Appellant Billian Jo, proceeding pro se, appeals the district court's March 28, 2019 order denying her Fed. R. Civ. P. 59 motion for a new trial in favor of JPMC Specialty Mortgage LLC. We assume the parties’ familiarity with the underlying facts, the procedural history of the case, and the issues on appeal.

We review evidentiary rulings for abuse of discretion and “will reverse only for manifest error.” Cameron v. City of New York, 598 F.3d 50, 61 (2d Cir. 2010) (internal quotation marks omitted). “In conducting our review, we are mindful of the wide latitude afforded district courts both in determining whether evidence is admissible, and in controlling the mode and order of its presentation to promote the effective ascertainment of the truth.” Manley v. AmBase Corp., 337 F.3d 237, 247 (2d Cir. 2003) (citations and internal quotation marks omitted). In assessing whether the evidentiary ruling affected the outcome of the case, we consider whether the evidence “bore on an issue that is plainly critical to the jury's decision [and] whether that [evidence] was material to the establishment of the critical fact or whether it was instead corroborated and cumulative.” Cameron, 598 F.3d at 61 (internal quotation marks omitted).

Jo argues that the district court made a host of evidentiary errors during her jury trial, including the court's preclusion of New York Department of Transportation (“NYDOT”) records showing that the state had suspended the moving company's operating license at the time of the eviction. That claim is the only one on appeal that merits discussion.

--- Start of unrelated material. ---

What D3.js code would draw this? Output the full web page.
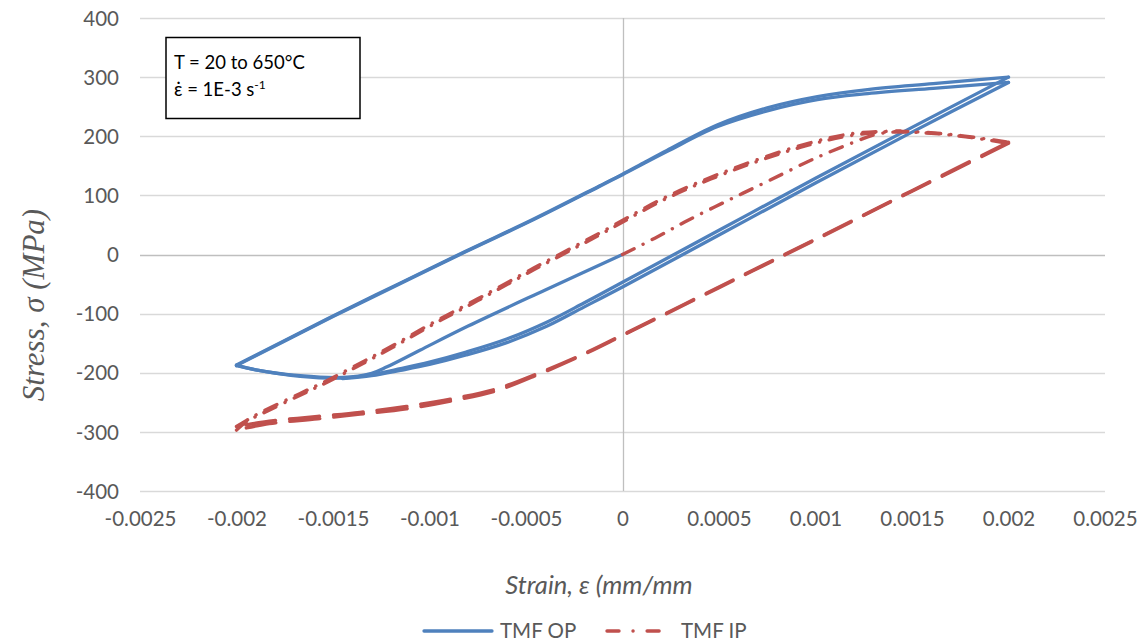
<!DOCTYPE html>
<html>
<head>
<meta charset="utf-8">
<script src="https://cdn.jsdelivr.net/npm/d3@7"></script>
<style>
  html, body { margin: 0; padding: 0; background: #fff; }
  svg { display: block; }
</style>
</head>
<body>
<svg id="chart" width="1146" height="644"></svg>
<script>
// ---------------- DATA ----------------
const xTickValues = [-0.0025, -0.002, -0.0015, -0.001, -0.0005, 0, 0.0005, 0.001, 0.0015, 0.002, 0.0025];
const xTickLabels = ["-0.0025", "-0.002", "-0.0015", "-0.001", "-0.0005", "0", "0.0005", "0.001", "0.0015", "0.002", "0.0025"];
const yTickValues = [-400, -300, -200, -100, 0, 100, 200, 300, 400];
const yTickLabels = ["-400", "-300", "-200", "-100", "0", "100", "200", "300", "400"];

const seriesNames = ["TMF OP", "TMF IP"];

// TMF OP (out-of-phase) - strain / stress (MPa)
const opStrain = [
  0, -0.0004, -0.0008, -0.00105, -0.00122, -0.0013, -0.00145, -0.00167, -0.0019, -0.002,
  -0.00188, -0.00176, -0.0015, -0.00115, -0.00081, -0.00046, -0.00012, 0, 0.00012, 0.00023, 0.00049, 0.00075, 0.00101, 0.00127, 0.00161, 0.002,
  0.0015, 0.001, 0.0005, 0, -0.0002, -0.00039, -0.0006, -0.00081, -0.001, -0.00115, -0.0013, -0.00145, -0.00167, -0.0019, -0.002,
  -0.00188, -0.00176, -0.0015, -0.00115, -0.00081, -0.00046, -0.00012, 0, 0.00023, 0.00049, 0.00075, 0.00101, 0.00127, 0.00161, 0.002,
  0.0015, 0.001, 0.0005, 0, -0.0002, -0.00039, -0.0006, -0.00081, -0.001, -0.00115, -0.0013, -0.00145
];
const opStress = [
  0, -60, -121, -162, -190, -201, -208, -205, -195, -187,
  -167, -147, -104, -48, 6, 60, 116, 136, 157, 176, 219, 248, 267, 279, 289, 300,
  215, 129, 41, -47, -82, -114, -143, -165, -182, -193, -203, -209, -206, -195, -188,
  -168, -148, -105, -49, 5, 59, 115, 135, 174, 216, 243, 262, 272, 281, 291,
  207, 121, 33, -55, -89, -121, -149, -170, -186, -196, -205, -210
];

// TMF IP (in-phase) - strain / stress (MPa)
const ipStrain = [
  0, 0.00017, 0.00034, 0.00055, 0.00076, 0.001, 0.0012, 0.0013, 0.0014, 0.0016, 0.0018, 0.002,
  0.0015, 0.001, 0.0005, 0, -0.00022, -0.00043, -0.00065, -0.00088, -0.00112, -0.00136, -0.00158, -0.00183, -0.002,
  -0.00195, -0.00188, -0.00167, -0.00153, -0.00132, -0.00119, -0.00098, -0.00075, -0.00046, -0.00012, 0.00023, 0.00057, 0.00092, 0.00118, 0.00144, 0.0017, 0.002,
  0.0015, 0.001, 0.0005, 0, -0.00022, -0.00043, -0.00065, -0.00088, -0.00112, -0.00136, -0.00158, -0.00183, -0.002,
  -0.00195, -0.00188, -0.00167, -0.00153, -0.00132, -0.00119, -0.00098, -0.00075, -0.00046, -0.00012, 0.00023, 0.00057, 0.00092, 0.00118, 0.00144
];
const ipStress = [
  0, 28, 58, 92, 125, 163, 190, 202, 207, 205, 198, 188,
  107, 25, -56, -137, -172, -202, -230, -247, -261, -270, -278, -286, -297,
  -283, -271, -238, -216, -180, -157, -118, -78, -26, 33, 95, 142, 181, 201, 208, 203, 190,
  108, 26, -55, -136, -171, -200, -227, -244, -257, -267, -274, -282, -291,
  -281, -268, -235, -213, -177, -154, -115, -75, -23, 36, 98, 145, 184, 204, 209
];

const annotationLines = ["T = 20 to 650°C"];

// ---------------- DRAW ----------------
const svg = d3.select("#chart");
svg.append("rect").attr("width", 1146).attr("height", 644).attr("fill", "#fff");

const x = d3.scaleLinear().domain([-0.0025, 0.0025]).range([140, 1105]);
const y = d3.scaleLinear().domain([-400, 400]).range([491, 18]);

const tickFont = "Lato, 'Liberation Sans', sans-serif";
const textColor = "#595959";

// horizontal gridlines
svg.append("g").selectAll("line").data(yTickValues).join("line")
  .attr("x1", x(-0.0025)).attr("x2", x(0.0025))
  .attr("y1", d => Math.round(y(d)) + 0.5).attr("y2", d => Math.round(y(d)) + 0.5)
  .attr("stroke", d => d === 0 ? "#bfbfbf" : "#d9d9d9")
  .attr("stroke-width", 1.3);

// vertical axis line at x = 0
svg.append("line")
  .attr("x1", Math.round(x(0)) + 0.5).attr("x2", Math.round(x(0)) + 0.5)
  .attr("y1", y(400)).attr("y2", y(-400))
  .attr("stroke", "#bfbfbf").attr("stroke-width", 1.3);

// Y axis tick labels (via d3 axis)
const yAxis = d3.axisLeft(y).tickValues(yTickValues)
  .tickFormat((d, i) => yTickLabels[i]).tickSize(0).tickPadding(0);
const gy = svg.append("g").attr("transform", "translate(119,0)").call(yAxis);
gy.select(".domain").remove();
gy.selectAll("text").attr("font-family", tickFont).attr("font-size", "20.5px")
  .attr("fill", textColor).attr("dy", "0.35em");

// X axis tick labels
const xAxis = d3.axisBottom(x).tickValues(xTickValues)
  .tickFormat((d, i) => xTickLabels[i]).tickSize(0).tickPadding(0);
const gx = svg.append("g").attr("transform", "translate(0,511)").call(xAxis);
gx.select(".domain").remove();
gx.selectAll("text").attr("font-family", tickFont).attr("font-size", "20.5px")
  .attr("fill", textColor).attr("dy", "0.71em");

// split a loop series into branches at each strain reversal
function branches(strain, stress) {
  const out = [];
  let cur = [[strain[0], stress[0]]];
  let dir = 0;
  for (let i = 1; i < strain.length; i++) {
    const d = Math.sign(strain[i] - strain[i - 1]);
    if (dir !== 0 && d !== 0 && d !== dir) {
      out.push({ dir: dir, pts: cur });
      cur = [[strain[i - 1], stress[i - 1]]];
    }
    if (d !== 0) dir = d;
    cur.push([strain[i], stress[i]]);
  }
  out.push({ dir: dir, pts: cur });
  return out;
}

const line = d3.line()
  .x(d => x(d[0])).y(d => y(d[1]))
  .curve(d3.curveCatmullRom.alpha(0.5));

const opBranches = branches(opStrain, opStress);
const ipBranches = branches(ipStrain, ipStress);

svg.append("g").selectAll("path").data(opBranches).join("path")
  .attr("d", d => line(d.pts))
  .attr("fill", "none").attr("stroke", "#4f81bd").attr("stroke-width", 3.3)
  .attr("stroke-linejoin", "round").attr("stroke-linecap", "round");

svg.append("g").selectAll("path").data(ipBranches).join("path")
  .attr("d", d => line(d.pts))
  .attr("fill", "none").attr("stroke", "#c0504d").attr("stroke-width", 3.4)
  .attr("stroke-linejoin", "round").attr("stroke-linecap", "round")
  .attr("stroke-dasharray", d => d.dir > 0 ? "13,10,0.1,10" : "30,14");

// annotation box
svg.append("rect").attr("x", 166).attr("y", 37.5).attr("width", 194).attr("height", 81)
  .attr("fill", "#fff").attr("stroke", "#000").attr("stroke-width", 1.5);
svg.append("text").attr("x", 174).attr("y", 69)
  .attr("font-family", tickFont).attr("font-size", "18.5px").attr("fill", "#000")
  .text(annotationLines[0]);
const t2 = svg.append("text").attr("x", 174).attr("y", 96)
  .attr("font-family", tickFont).attr("font-size", "18.5px").attr("fill", "#000");
t2.append("tspan").text("ε\u0307 = 1E-3 s");
t2.append("tspan").attr("dy", -7).attr("font-size", "12px").text("-1");

// axis titles
svg.append("text")
  .attr("transform", "translate(44,305) rotate(-90)")
  .attr("text-anchor", "middle")
  .attr("font-family", "'Liberation Serif', 'Times New Roman', serif")
  .attr("font-style", "italic").attr("font-size", "31px").attr("fill", textColor)
  .text("Stress, σ (MPa)");

svg.append("text")
  .attr("x", 599).attr("y", 594).attr("text-anchor", "middle")
  .attr("font-family", tickFont).attr("font-style", "italic")
  .attr("font-size", "25.5px").attr("fill", textColor)
  .text("Strain, ε (mm/mm");

// legend
const legend = svg.append("g");
legend.append("line").attr("x1", 424).attr("x2", 492).attr("y1", 631).attr("y2", 631)
  .attr("stroke", "#4f81bd").attr("stroke-width", 3.3).attr("stroke-linecap", "round");
legend.append("text").attr("x", 500).attr("y", 638)
  .attr("font-family", tickFont).attr("font-size", "20.5px").attr("fill", textColor)
  .text(seriesNames[0]);
legend.append("line").attr("x1", 607).attr("x2", 663).attr("y1", 631).attr("y2", 631)
  .attr("stroke", "#c0504d").attr("stroke-width", 3.4).attr("stroke-linecap", "round")
  .attr("stroke-dasharray", "12,14,0.1,14");
legend.append("text").attr("x", 681).attr("y", 638)
  .attr("font-family", tickFont).attr("font-size", "20.5px").attr("fill", textColor)
  .text(seriesNames[1]);
</script>
</body>
</html>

We will assume, for purposes of this appeal, that exclusion of NYDOT documents was error. However, that error was harmless in view of the following circumstances. At trial, the district court admitted into evidence a letter from Jo to defendant (exhibit 21) stating that she had been informed that the moving company's license had been revoked. Second, the court informed Jo that she could refer to the letter in her closing argument. Third, the court told Jo that she could testify that she had learned of the revocation of the moving company's license, and she availed herself of that opportunity. Fourth, the jury heard plaintiff's deposition testimony stating that she “contacted New York State and New York General Attorney and [ ] found that the moving company license was suspended and they have no legal right to do such business,” App. at 68-69, and that she wrote to defendant informing it that “the moving company is not licensed,” App. at 70. In light of these circumstances and in the absence of any contrary evidence about the revocation of the moving company's license, the preclusion of the NYDOT documents does not warrant a new trial. Accordingly, plaintiff failed to demonstrate in this evidentiary challenge that “it is likely that in some material respect the factfinder's judgment was swayed by the error.” Costantino v. David M. Herzog, M.D., P.C., 203 F.3d 164, 174 (2d Cir. 2000) (internal quotation marks omitted).

We recognize that “[a] party appearing without counsel is afforded extra leeway in meeting the procedural rules governing litigation.” Enron Oil Corp. v. Diakuhara, 10 F.3d 90, 96 (2d Cir. 1993); see also Traguth v. Zuck, 710 F.2d 90, 95 (2d Cir. 1983), but whether the excluded records warrant a new trial involves no interpretation of procedural rules. Moreover, it is apparent from the record that the district court made extensive efforts throughout the protracted pretrial proceedings to accommodate Jo's pro se status.

We have considered all of the appellant's remaining arguments and find them to be without merit. Accordingly, we affirm the judgment of the district court.